Well, they also have more modern music. They have something called the funana, which is a song and a dance. The dance was outlawed by the Portuguese when they were there, because they said it was virtual copulation to music. And it is. I mean, it’s really, really close. There’s an awful lot of gyrating.
It’s not so much hands; it’s bodies. It’s a body massage. Anyway, it’s now, of course, widely accepted, and anybody who tried to stop it would have a revolution on his hands.…[There’s] just great music and great fun.
For instance, a pal of mine, who had a big, extended family, would have a cookout every Sunday at a house in the mountains. You arrived at about one o’clock in the afternoon. It would go on, if you stayed, until maybe one o’clock that night. Loads of food, lots to drink, and lots of music and dancing….And people would come, all kinds of people. They just sort of dropped in and dropped out….
The Cape Verdeans are among the nicest people in the world. They are an island people. Mixed blood. You can see Mendel’s Law in operation. In the same family, you can encounter blonde, blue-eyed, Nordic types, and coal-black people. And you would find all of the shades in between.

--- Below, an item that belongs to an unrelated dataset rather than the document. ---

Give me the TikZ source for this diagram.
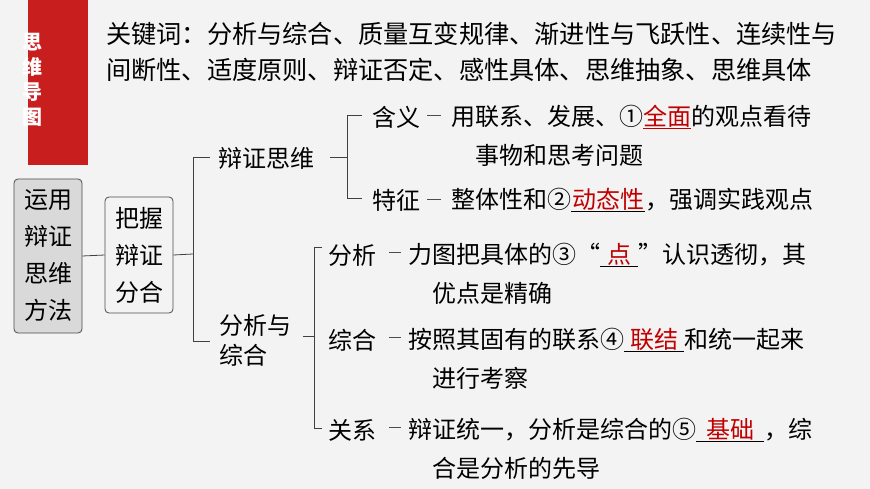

Most people are coffee colored, but they’re every complexion. Some you could easily mistake for Europeans; others are definitely African type. Yet they all live in harmony. There aren’t any open racial problems.
Differences, however, do exist between islands. But, of course, there are no tribal differences, because there are no tribes there.
The islands were uninhabited when the Portuguese arrived in the 15th century. They brought colonists from Portugal, and slaves from Africa. The two mixed, creating a Cape Verdean nation.
Life was very pleasant, very pleasant indeed.…Oh, yes, it was really a nice place to have a twilight tour.